Wednesday, October 27, 2010

Day 10: Friday 8 October - Selcuk, Ephesus and surrounds


A few early birds ventured out in 15 degrees C weather to stroll before breakfast, a simple affair in the courtyard or characterful dining area. Our fellow hotel guests were a group of French hikers doing a variety of day hikes in the area.

The bus arrived at 9.30 to take us to Ephesus, Guray again our guide, much to our delight. Ephesus was predictably crowded but it was still a very special excursion. Once the centre for the cult of Cybele, the Anatolian fertility goddess (around 800 BC), who under the Ionians became Artemis, the virgin god of the hunt and the moon, Ephesus became the capital of Roman Asia, and Artemis became Diana. The sea, now 5 miles away, once lapped at the commercial centre of the city, the agora just below the theatre. The wealthy lived within the city walls while the general populace
lived under bamboo, wood or straw on the hills surrounding. Ephesus itself moved several times, being demolished by earthquakes and marauding Goths. The ruins we see today are of the city founded in the 4th century BC by Alexander the Great's successor, Lysinachus.

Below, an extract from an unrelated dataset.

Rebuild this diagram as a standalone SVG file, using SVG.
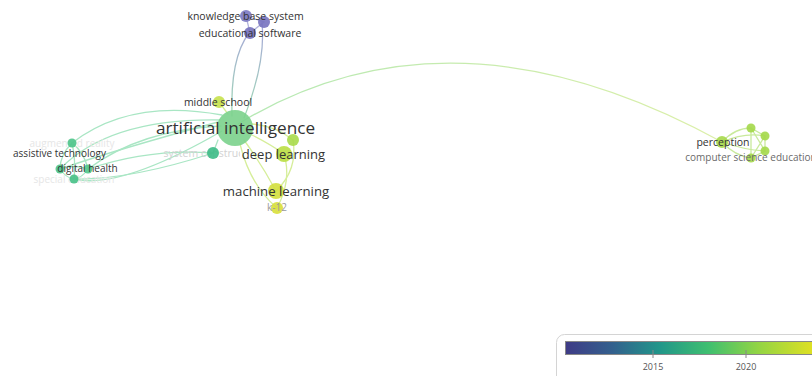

The visit to Mary's House after lunch, situated high up on the mountainside and
surrounded by tall trees in which squirrels chatted loudly, was a special experience even for the non-religious amongst us. St John the Evangelist brought Mary, mother of Jesus to Ephesus in AD 37 and it is in this little stone house which looks and feels like a small chapel inside that she spent the last years of her life. Outside, a priest was conducting a service for a small congregation and the singing which reached us inside sent goosebumps up my arms. Devout practitioners, both Muslim and Christian, stopped and prayed, bought candles and religious icons or holy water from the little kiosk outside and some added written messages or prayers of supplication to the wall full of them, knitted and knotted with handkerchiefs, shreds of fabric and ribbon. Emotive and tranquillising.

Instead of another visit to a workshop, we elected to be dropped at the St John's
Basilica after a visit to the one columned remains of the Temple of Artemis, one of the Seven Wonders of the Ancient World. The friendly Imam at the imposing13th Century Bey Mosque below the Basilica proudly gave us its history before we ambled back to the hotel past characterful homes. Outside one were two women laying out a sour dough called tarhana, made from flour, yoghurt and tomatoes and other ingredients, then left to dry on large trays before being crushed and used as a flavourant in cooking.

Some of us mellowed out in the hamam this evening, a wonderful experience which left us feeling scrubbed and pummelled and very relaxed! We sought an indoor restaurant for supper, the first snow having fallen on the mountains in the east and the wind carrying its chill across much of Turkey.

Reflections from Charmaine:

Teeming and overwhelmingly busy, Ephesus is quite simply unbelievable. Steeped in history and a quite wondrous beauty. Hard to comprehend that democracy took its first infant steps in this city and that all lived side by side in tolerant acceptance of their differences. ...for quite some time. There is something to be said about following in the footsteps of St Paul and St John 2000 years later. Very spiritual experience....even for one with not a religious cell in her body!

Selcuk remarkably friendly, courteous and full of tempting goodies to buy!. The aqueduct still stands in ruined splendour in the heart of this small town. Pomegranates bulging from every tree, courtyards crowded with chairs and children and chatter...

The local markets at Karahayet were the best and spring to life as the locals strolled, shopped and chatted in numerous tongues. We chatted to an elderly retired school teacher, Syrian, who spoke lovely antique English and carried with him a pocket dictionary dated 1948! I would have loved to sit and sip tea and learn so much more of his life and experiences. His face was a picture to behold and aged 77, his eyes were piercingly blue, intent and wide.